▶ [Given problem] Reproduce only the top of the records, down to and including the line containing "return 1 - y / H".

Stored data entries
# # # #

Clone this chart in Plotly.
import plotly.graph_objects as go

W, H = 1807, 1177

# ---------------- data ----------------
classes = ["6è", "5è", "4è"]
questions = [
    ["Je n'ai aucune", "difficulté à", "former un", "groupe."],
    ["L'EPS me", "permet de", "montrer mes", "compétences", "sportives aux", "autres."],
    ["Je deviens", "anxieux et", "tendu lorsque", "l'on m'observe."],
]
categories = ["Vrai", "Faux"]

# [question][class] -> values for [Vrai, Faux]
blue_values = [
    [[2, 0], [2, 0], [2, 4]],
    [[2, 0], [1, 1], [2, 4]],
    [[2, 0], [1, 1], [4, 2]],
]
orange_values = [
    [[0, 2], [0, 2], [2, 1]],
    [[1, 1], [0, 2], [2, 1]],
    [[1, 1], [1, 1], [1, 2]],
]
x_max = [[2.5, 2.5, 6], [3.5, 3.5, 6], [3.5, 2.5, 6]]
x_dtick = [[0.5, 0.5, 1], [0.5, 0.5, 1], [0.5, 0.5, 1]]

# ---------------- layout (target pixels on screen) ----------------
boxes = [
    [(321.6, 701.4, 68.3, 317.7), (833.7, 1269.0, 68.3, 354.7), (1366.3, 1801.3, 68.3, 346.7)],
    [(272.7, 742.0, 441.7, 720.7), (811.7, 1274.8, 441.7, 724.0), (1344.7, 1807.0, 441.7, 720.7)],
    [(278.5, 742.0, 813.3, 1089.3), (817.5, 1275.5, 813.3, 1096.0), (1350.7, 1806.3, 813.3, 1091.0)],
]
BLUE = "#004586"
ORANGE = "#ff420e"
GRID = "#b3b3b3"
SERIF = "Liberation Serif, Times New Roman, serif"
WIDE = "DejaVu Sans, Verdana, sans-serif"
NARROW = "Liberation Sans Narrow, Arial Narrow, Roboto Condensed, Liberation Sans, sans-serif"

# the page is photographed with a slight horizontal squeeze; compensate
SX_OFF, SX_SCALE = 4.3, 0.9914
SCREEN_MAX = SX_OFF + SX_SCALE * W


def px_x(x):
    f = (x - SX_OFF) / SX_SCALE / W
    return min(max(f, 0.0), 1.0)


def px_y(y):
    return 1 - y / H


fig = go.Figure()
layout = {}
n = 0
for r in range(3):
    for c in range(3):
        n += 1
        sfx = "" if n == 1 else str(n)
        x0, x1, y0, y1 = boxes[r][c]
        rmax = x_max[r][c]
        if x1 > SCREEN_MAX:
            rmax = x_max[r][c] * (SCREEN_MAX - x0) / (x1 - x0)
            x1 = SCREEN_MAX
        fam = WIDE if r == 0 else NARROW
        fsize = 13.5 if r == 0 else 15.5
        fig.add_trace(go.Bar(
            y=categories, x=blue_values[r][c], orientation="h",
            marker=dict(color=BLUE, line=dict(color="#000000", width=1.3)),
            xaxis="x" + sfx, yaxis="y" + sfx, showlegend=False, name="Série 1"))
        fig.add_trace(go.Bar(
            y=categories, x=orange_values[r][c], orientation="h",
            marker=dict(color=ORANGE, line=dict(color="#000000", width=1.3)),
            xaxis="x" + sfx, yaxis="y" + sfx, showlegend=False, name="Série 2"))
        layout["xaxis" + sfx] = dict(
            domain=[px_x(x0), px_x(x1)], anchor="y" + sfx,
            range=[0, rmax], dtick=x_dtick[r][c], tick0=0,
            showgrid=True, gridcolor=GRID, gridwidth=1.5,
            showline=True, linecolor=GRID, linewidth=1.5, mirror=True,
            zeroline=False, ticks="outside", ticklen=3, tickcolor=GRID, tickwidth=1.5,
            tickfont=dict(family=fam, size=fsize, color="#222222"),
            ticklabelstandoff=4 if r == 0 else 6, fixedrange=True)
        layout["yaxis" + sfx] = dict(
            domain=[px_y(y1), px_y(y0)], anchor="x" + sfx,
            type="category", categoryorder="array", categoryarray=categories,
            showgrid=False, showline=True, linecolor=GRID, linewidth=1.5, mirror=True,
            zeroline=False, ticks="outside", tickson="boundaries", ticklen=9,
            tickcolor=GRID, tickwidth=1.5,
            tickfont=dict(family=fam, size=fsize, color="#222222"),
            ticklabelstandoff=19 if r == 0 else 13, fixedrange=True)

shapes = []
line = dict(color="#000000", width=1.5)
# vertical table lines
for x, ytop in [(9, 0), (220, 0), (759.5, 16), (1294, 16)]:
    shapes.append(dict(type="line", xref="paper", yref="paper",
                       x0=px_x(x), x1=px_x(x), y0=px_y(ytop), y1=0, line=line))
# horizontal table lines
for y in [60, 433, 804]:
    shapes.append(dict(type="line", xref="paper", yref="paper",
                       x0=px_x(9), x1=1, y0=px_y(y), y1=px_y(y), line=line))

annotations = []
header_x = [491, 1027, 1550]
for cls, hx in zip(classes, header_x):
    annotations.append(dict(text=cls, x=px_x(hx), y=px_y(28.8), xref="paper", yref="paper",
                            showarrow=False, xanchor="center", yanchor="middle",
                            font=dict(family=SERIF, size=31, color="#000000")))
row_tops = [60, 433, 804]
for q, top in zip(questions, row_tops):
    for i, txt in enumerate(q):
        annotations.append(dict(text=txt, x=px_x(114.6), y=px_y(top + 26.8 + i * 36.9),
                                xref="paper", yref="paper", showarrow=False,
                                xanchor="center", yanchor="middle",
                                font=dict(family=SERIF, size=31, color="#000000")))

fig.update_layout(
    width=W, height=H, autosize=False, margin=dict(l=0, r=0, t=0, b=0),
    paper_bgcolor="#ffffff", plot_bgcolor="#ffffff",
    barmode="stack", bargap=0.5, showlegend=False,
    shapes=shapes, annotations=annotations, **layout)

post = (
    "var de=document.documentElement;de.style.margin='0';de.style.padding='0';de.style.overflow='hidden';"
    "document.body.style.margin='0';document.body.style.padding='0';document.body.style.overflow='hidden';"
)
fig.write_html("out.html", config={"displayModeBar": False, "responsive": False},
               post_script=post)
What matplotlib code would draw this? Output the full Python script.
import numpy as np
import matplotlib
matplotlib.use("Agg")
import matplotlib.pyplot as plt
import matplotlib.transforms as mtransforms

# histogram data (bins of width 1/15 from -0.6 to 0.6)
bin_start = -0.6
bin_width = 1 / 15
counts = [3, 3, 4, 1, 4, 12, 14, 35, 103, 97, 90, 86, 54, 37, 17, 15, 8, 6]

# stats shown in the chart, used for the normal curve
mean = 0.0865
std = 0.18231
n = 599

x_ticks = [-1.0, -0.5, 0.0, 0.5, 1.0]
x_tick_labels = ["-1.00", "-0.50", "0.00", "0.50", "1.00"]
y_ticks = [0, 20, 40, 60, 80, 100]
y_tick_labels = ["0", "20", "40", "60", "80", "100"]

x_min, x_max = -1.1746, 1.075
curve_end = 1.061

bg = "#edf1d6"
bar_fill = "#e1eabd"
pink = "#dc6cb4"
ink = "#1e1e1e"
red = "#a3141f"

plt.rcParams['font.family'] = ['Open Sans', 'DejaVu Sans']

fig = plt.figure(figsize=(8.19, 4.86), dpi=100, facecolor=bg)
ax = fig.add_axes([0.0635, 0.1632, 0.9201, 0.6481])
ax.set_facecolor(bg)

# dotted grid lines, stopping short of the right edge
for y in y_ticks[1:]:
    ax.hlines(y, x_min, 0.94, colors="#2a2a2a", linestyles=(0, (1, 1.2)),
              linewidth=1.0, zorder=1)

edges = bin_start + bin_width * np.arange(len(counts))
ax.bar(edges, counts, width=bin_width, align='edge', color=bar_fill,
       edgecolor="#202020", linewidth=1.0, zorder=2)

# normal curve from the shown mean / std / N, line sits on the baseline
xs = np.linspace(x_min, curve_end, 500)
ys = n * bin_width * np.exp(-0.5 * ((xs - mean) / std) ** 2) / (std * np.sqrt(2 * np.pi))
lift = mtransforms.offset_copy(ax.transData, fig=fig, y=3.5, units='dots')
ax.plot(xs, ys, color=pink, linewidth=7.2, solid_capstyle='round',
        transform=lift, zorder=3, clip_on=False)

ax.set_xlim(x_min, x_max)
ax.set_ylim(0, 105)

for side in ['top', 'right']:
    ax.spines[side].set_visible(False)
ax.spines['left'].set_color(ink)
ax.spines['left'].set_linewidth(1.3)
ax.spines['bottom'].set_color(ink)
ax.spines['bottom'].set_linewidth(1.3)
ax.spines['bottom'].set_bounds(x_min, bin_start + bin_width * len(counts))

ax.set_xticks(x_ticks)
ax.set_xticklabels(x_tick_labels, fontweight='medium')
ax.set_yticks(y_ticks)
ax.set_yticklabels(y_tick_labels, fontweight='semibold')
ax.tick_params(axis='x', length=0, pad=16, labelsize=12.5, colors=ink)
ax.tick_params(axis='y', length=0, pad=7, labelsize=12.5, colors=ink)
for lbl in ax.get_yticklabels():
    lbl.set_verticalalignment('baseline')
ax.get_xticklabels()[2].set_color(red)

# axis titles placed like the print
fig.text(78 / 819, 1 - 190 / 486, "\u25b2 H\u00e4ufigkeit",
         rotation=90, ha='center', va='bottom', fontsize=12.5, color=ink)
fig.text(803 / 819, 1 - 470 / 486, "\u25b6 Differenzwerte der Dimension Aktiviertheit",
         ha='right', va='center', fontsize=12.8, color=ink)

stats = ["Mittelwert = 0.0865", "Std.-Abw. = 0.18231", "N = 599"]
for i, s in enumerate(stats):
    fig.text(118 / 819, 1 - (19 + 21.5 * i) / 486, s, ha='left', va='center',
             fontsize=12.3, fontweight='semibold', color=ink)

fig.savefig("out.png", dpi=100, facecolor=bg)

# # # #

▶ [Solution for this exercise]
Clone this chart in Plotly.
import plotly.graph_objects as go

W, H = 1807, 1177

# ---------------- data ----------------
classes = ["6è", "5è", "4è"]
questions = [
    ["Je n'ai aucune", "difficulté à", "former un", "groupe."],
    ["L'EPS me", "permet de", "montrer mes", "compétences", "sportives aux", "autres."],
    ["Je deviens", "anxieux et", "tendu lorsque", "l'on m'observe."],
]
categories = ["Vrai", "Faux"]

# [question][class] -> values for [Vrai, Faux]
blue_values = [
    [[2, 0], [2, 0], [2, 4]],
    [[2, 0], [1, 1], [2, 4]],
    [[2, 0], [1, 1], [4, 2]],
]
orange_values = [
    [[0, 2], [0, 2], [2, 1]],
    [[1, 1], [0, 2], [2, 1]],
    [[1, 1], [1, 1], [1, 2]],
]
x_max = [[2.5, 2.5, 6], [3.5, 3.5, 6], [3.5, 2.5, 6]]
x_dtick = [[0.5, 0.5, 1], [0.5, 0.5, 1], [0.5, 0.5, 1]]

# ---------------- layout (target pixels on screen) ----------------
boxes = [
    [(321.6, 701.4, 68.3, 317.7), (833.7, 1269.0, 68.3, 354.7), (1366.3, 1801.3, 68.3, 346.7)],
    [(272.7, 742.0, 441.7, 720.7), (811.7, 1274.8, 441.7, 724.0), (1344.7, 1807.0, 441.7, 720.7)],
    [(278.5, 742.0, 813.3, 1089.3), (817.5, 1275.5, 813.3, 1096.0), (1350.7, 1806.3, 813.3, 1091.0)],
]
BLUE = "#004586"
ORANGE = "#ff420e"
GRID = "#b3b3b3"
SERIF = "Liberation Serif, Times New Roman, serif"
WIDE = "DejaVu Sans, Verdana, sans-serif"
NARROW = "Liberation Sans Narrow, Arial Narrow, Roboto Condensed, Liberation Sans, sans-serif"

# the page is photographed with a slight horizontal squeeze; compensate
SX_OFF, SX_SCALE = 4.3, 0.9914
SCREEN_MAX = SX_OFF + SX_SCALE * W


def px_x(x):
    f = (x - SX_OFF) / SX_SCALE / W
    return min(max(f, 0.0), 1.0)


def px_y(y):
    return 1 - y / H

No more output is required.